[SOURCE DATA]:
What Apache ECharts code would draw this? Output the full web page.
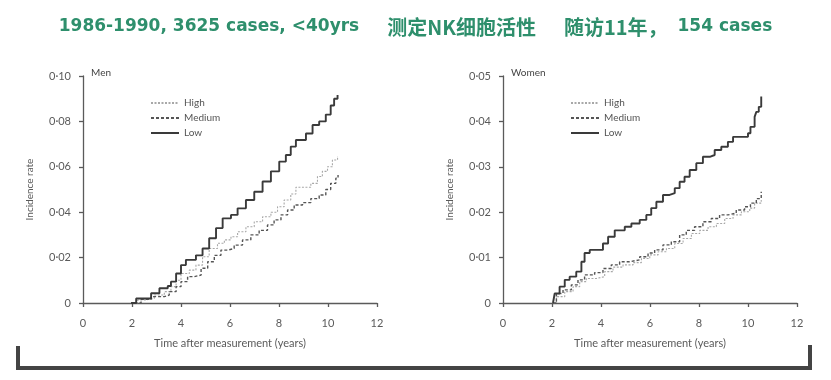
<!DOCTYPE html>
<html>
<head>
<meta charset="utf-8">
<script src="https://cdn.jsdelivr.net/npm/echarts@6/dist/echarts.min.js"></script>
<style>
html,body{margin:0;padding:0;background:#fff;}
#main{width:831px;height:380px;}
</style>
</head>
<body>
<div id="main"></div>
<script>
// ---- data (years after measurement, cumulative incidence) ----
var titleParts = ['1986-1990, 3625 cases, <40yrs', '测定NK细胞活性', '随访11年，', '154 cases'];
var groupNames = ['High', 'Medium', 'Low'];
var panelNames = ['Men', 'Women'];
var xTicks = [0, 2, 4, 6, 8, 10, 12];

var menLowT  = [1.96,2.17,2.78,3.12,3.46,3.59,3.80,4.00,4.20,4.61,4.88,5.15,5.43,5.70,6.04,6.31,6.65,6.99,7.33,7.67,8.01,8.28,8.48,8.69,9.10,9.37,9.64,9.91,10.11,10.25,10.39];
var menLowV  = [0,0.0020,0.0043,0.0065,0.0075,0.0094,0.0130,0.0167,0.0190,0.0210,0.0240,0.0285,0.0330,0.0373,0.0388,0.0417,0.0454,0.0490,0.0535,0.0580,0.0623,0.0652,0.0689,0.0718,0.0747,0.0784,0.0800,0.0830,0.0870,0.0900,0.0916];
var menHighT = [2.03,2.23,2.51,2.91,3.32,3.59,3.80,4.00,4.34,4.61,4.88,5.15,5.49,5.77,6.04,6.31,6.65,6.99,7.33,7.67,7.94,8.21,8.48,8.69,9.30,9.57,9.77,9.98,10.18,10.39];
var menHighV = [0,0.0013,0.0020,0.0035,0.0050,0.0072,0.0100,0.0130,0.0145,0.0167,0.0204,0.0240,0.0263,0.0278,0.0292,0.0314,0.0336,0.0358,0.0380,0.0400,0.0424,0.0454,0.0480,0.0510,0.0527,0.0557,0.0580,0.0600,0.0630,0.0648];
var menMedT  = [2.10,2.37,2.78,3.32,3.52,3.80,4.00,4.27,4.54,4.82,5.09,5.36,5.63,5.90,6.17,6.51,6.85,7.19,7.53,7.80,8.08,8.35,8.62,8.96,9.30,9.64,9.91,10.11,10.32,10.41];
var menMedV  = [0,0.0016,0.0028,0.0035,0.0050,0.0072,0.0094,0.0116,0.0123,0.0153,0.0182,0.0210,0.0233,0.0240,0.0255,0.0278,0.0300,0.0320,0.0344,0.0366,0.0388,0.0410,0.0432,0.0442,0.0460,0.0476,0.0500,0.0527,0.0550,0.0564];

var womenLowT  = [2.04,2.11,2.31,2.52,2.72,2.99,3.20,3.33,3.54,4.08,4.29,4.56,4.97,5.24,5.58,5.85,6.05,6.26,6.53,6.80,7.01,7.21,7.41,7.62,7.89,8.16,8.44,8.64,8.91,9.18,9.39,10.00,10.10,10.27,10.34,10.44,10.54];
var womenLowV  = [0,0.0021,0.0036,0.0051,0.0058,0.0069,0.0091,0.0110,0.0117,0.0131,0.0146,0.0160,0.0168,0.0175,0.0183,0.0194,0.0209,0.0223,0.0238,0.0242,0.0253,0.0267,0.0278,0.0293,0.0308,0.0322,0.0326,0.0337,0.0344,0.0355,0.0366,0.0374,0.0388,0.0410,0.0421,0.0432,0.0455];
var womenMedT  = [2.04,2.18,2.45,2.79,3.06,3.33,3.74,4.08,4.42,4.76,5.17,5.58,5.92,6.19,6.53,6.87,7.21,7.48,7.82,8.16,8.50,8.84,9.18,9.52,9.86,10.10,10.34,10.54];
var womenMedV  = [0,0.0021,0.0029,0.0040,0.0051,0.0062,0.0067,0.0076,0.0084,0.0091,0.0095,0.0102,0.0110,0.0117,0.0128,0.0135,0.0150,0.0160,0.0168,0.0179,0.0186,0.0194,0.0198,0.0205,0.0212,0.0220,0.0230,0.0245];
var womenHighT = [2.04,2.18,2.52,2.86,3.13,3.40,3.81,4.15,4.49,4.90,5.31,5.65,5.99,6.33,6.67,7.01,7.35,7.69,8.03,8.37,8.71,9.05,9.39,9.73,10.07,10.27,10.54];
var womenHighV = [0,0.0014,0.0025,0.0036,0.0047,0.0054,0.0058,0.0069,0.0079,0.0084,0.0089,0.0098,0.0106,0.0113,0.0120,0.0131,0.0142,0.0153,0.0160,0.0168,0.0175,0.0186,0.0194,0.0201,0.0209,0.0220,0.0227];

// ---- build ----
function zip(t, v) { return t.map(function (x, i) { return [x, v[i]]; }); }
var FONT = 'Lato, "Open Sans", sans-serif';
var AX = '#5a5a5a';
var GREEN = '#2e8f6c';

var styles = {
  High:   { color: '#a8a8a8', width: 1.1, type: [2, 1.5] },
  Medium: { color: '#555555', width: 1.4, type: [3, 2] },
  Low:    { color: '#3a3a3a', width: 1.9, type: 'solid' }
};

var panels = [
  { name: panelNames[0], max: 0.10, interval: 0.02, data: { High: zip(menHighT, menHighV), Medium: zip(menMedT, menMedV), Low: zip(menLowT, menLowV) } },
  { name: panelNames[1], max: 0.05, interval: 0.01, data: { High: zip(womenHighT, womenHighV), Medium: zip(womenMedT, womenMedV), Low: zip(womenLowT, womenLowV) } }
];

var gridLefts = [83, 503];
var grids = [], xAxes = [], yAxes = [], series = [], legends = [], titles = [];

titles.push({
  text: '{a|' + titleParts[0] + '}{s|}{c|' + titleParts[1] + '}{s|}{c|' + titleParts[2] + '}{t|}{a|' + titleParts[3] + '}',
  left: 'center', top: 8,
  textStyle: {
    rich: {
      a: { color: GREEN, fontSize: 17, fontWeight: 'bold', fontFamily: '"DejaVu Sans", sans-serif', height: 28 },
      c: { color: GREEN, fontSize: 20, fontWeight: 'bold', fontFamily: '"Noto Sans CJK SC", sans-serif', height: 28 },
      s: { width: 28 },
      t: { width: 10 }
    }
  }
});

panels.forEach(function (p, i) {
  grids.push({ left: gridLefts[i], width: 294, top: 76, height: 227, containLabel: false });
  xAxes.push({
    type: 'value', gridIndex: i, min: 0, max: 12, interval: 2, offset: 5,
    name: 'Time after measurement (years)', nameLocation: 'middle', nameGap: 30,
    nameTextStyle: { color: AX, fontSize: 11, fontFamily: FONT },
    axisLine: { show: true, lineStyle: { color: AX, width: 1.3 } },
    axisTick: { show: true, length: 4, lineStyle: { color: AX, width: 1.3 } },
    axisLabel: { color: AX, fontSize: 11, fontFamily: FONT, margin: 10,
      formatter: function (v) { return xTicks.indexOf(v) >= 0 ? String(v) : ''; } },
    splitLine: { show: false }
  });
  yAxes.push({
    type: 'value', gridIndex: i, min: 0, max: p.max, interval: p.interval, offset: 4,
    name: 'Incidence rate', nameLocation: 'middle', nameGap: 44, nameRotate: 90,
    nameTextStyle: { color: AX, fontSize: 10, fontFamily: FONT },
    axisLine: { show: true, lineStyle: { color: AX, width: 1.3 } },
    axisTick: { show: true, length: 4, lineStyle: { color: AX, width: 1.3 } },
    axisLabel: { color: AX, fontSize: 11, fontFamily: FONT, margin: 8,
      formatter: function (v) { return v === 0 ? '0' : v.toFixed(2).replace('.', '\u00b7'); } },
    splitLine: { show: false }
  });
  titles.push({
    text: p.name, left: gridLefts[i] + 3, top: 63,
    textStyle: { color: '#444', fontSize: 10, fontWeight: 'normal', fontFamily: FONT }
  });
  groupNames.forEach(function (g) {
    series.push({
      name: g, type: 'line', xAxisIndex: i, yAxisIndex: i, step: 'end',
      symbol: 'none', silent: true, animation: false,
      data: p.data[g],
      lineStyle: { color: styles[g].color, width: styles[g].width, type: styles[g].type },
      itemStyle: { color: styles[g].color },
      z: g === 'Low' ? 3 : 2
    });
  });
  legends.push({
    data: groupNames,
    orient: 'vertical', left: gridLefts[i] + 62, top: 93,
    itemWidth: 28, itemHeight: 9, itemGap: 5,
    itemStyle: { opacity: 0, borderWidth: 0 },
    textStyle: { color: '#555', fontSize: 10, fontFamily: FONT },
    selectedMode: false
  });
});

var chart = echarts.init(document.getElementById('main'), null, { renderer: 'canvas' });
chart.setOption({
  backgroundColor: '#ffffff',
  animation: false,
  title: titles,
  grid: grids,
  xAxis: xAxes,
  yAxis: yAxes,
  legend: legends,
  series: series,
  graphic: [{
    type: 'polyline',
    shape: { points: [[18, 346], [18, 368], [810, 368], [810, 345]] },
    style: { stroke: '#444', lineWidth: 4, fill: null, lineJoin: 'miter' },
    silent: true
  }]
});
</script>
</body>
</html>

[PROBLEM]:
Give again, word for word, every line from the top of the data through the line with "var xTicks = [0, 2, 4, 6, 8, 10, 12];", both ends included, and exclude the pictures.

[WORKED ANSWER]:
What Apache ECharts code would draw this? Output the full web page.
<!DOCTYPE html>
<html>
<head>
<meta charset="utf-8">
<script src="https://cdn.jsdelivr.net/npm/echarts@6/dist/echarts.min.js"></script>
<style>
html,body{margin:0;padding:0;background:#fff;}
#main{width:831px;height:380px;}
</style>
</head>
<body>
<div id="main"></div>
<script>
// ---- data (years after measurement, cumulative incidence) ----
var titleParts = ['1986-1990, 3625 cases, <40yrs', '测定NK细胞活性', '随访11年，', '154 cases'];
var groupNames = ['High', 'Medium', 'Low'];
var panelNames = ['Men', 'Women'];
var xTicks = [0, 2, 4, 6, 8, 10, 12];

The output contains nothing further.